III. Todo lo eterno se construye en el interior
El final de la historia es una entelequia que existe como una contradicción de sí misma. Aquello que ha terminado ya no evoluciona, está muerto por definición, por lo cual no conoce de ninguna posibilidad de cambiar; aquello que está vivo cambia, evoluciona, asume formas diferentes y, lo único que permanece inamovible dentro de él, es su núcleo interior. Lo superficial cambia, lo auténtico desaparece. Si Shakespeare es inmortal o Los Simpson han sobrevivido veinticinco años es porque, más allá de la aceptación de la sociedad —de si se ajustaban al deseo superficial de cada momento — , hablando de lo más profundo: de lo que significa ser humano. Cuando el capitalismo muera, cuando muera nuestra consideración de cualquier otro como objeto, sólo sobrevivirán aquellos que hayan conectado con aquello que nos une a los demás como seres humanos. En épocas de cambio no permanece el mejor adaptado, sino aquel que puede mudar su piel sin destruir aquello que tiene en común con los demás. Los gustos cambian y las modas son efímeras, por eso deberíamos ser auténticos remitiendo siempre a lo más profundo.

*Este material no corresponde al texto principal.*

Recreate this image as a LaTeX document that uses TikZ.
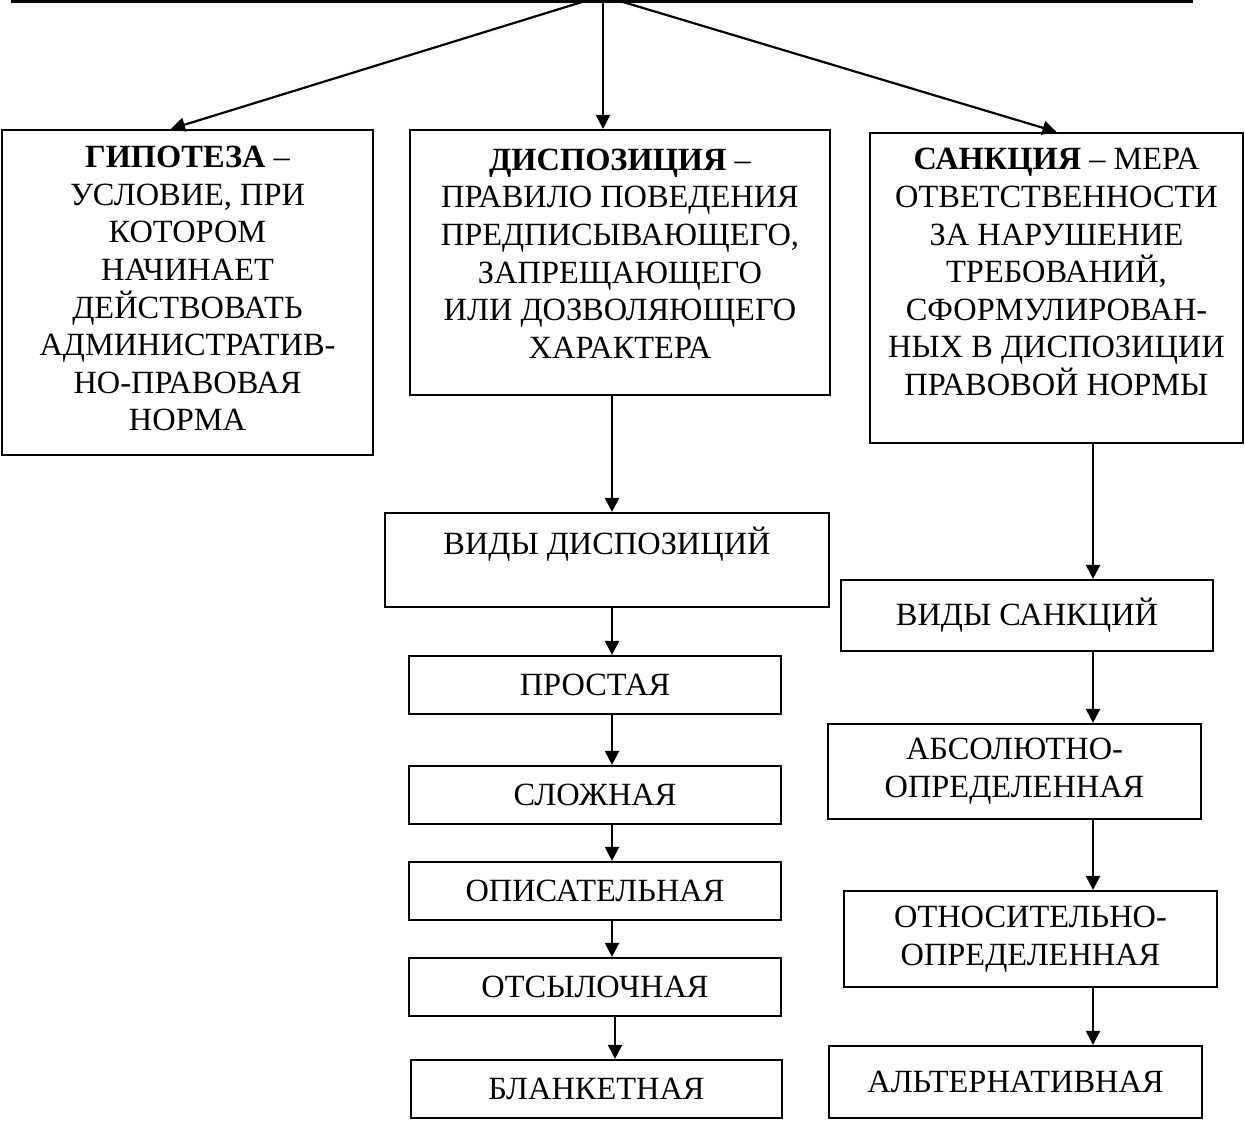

No podemos huir, pero podemos forzar al sistema en sus propias contradicciones internas. Ser nosotros mismos, escuchar nuestra voz, buscar aquello que nos hace humanos en vez de aquello que los demás nos exigen de nosotros, es la forma más efectiva de dinamitar los cimientos del presente; cuando es imposible confrontar la inmensidad del ahora, entonces debemos proyectar nuestras acciones ante la posibilidad del ahora futuro. Ser nosotros mismos es nuestra lucha cotidiana, no convertirnos en objetos es nuestra única posibilidad de sobrevivir a la eternidad. Al fin y al cabo, permitirnos ser objetos sólo servirá para comprobarnos en ese futuro como objetos desechados por obsoletos, porque no había nada auténtico en nosotros. Fantasmagorías de nuestra propia existencia, muertos incluso antes de haber nacido.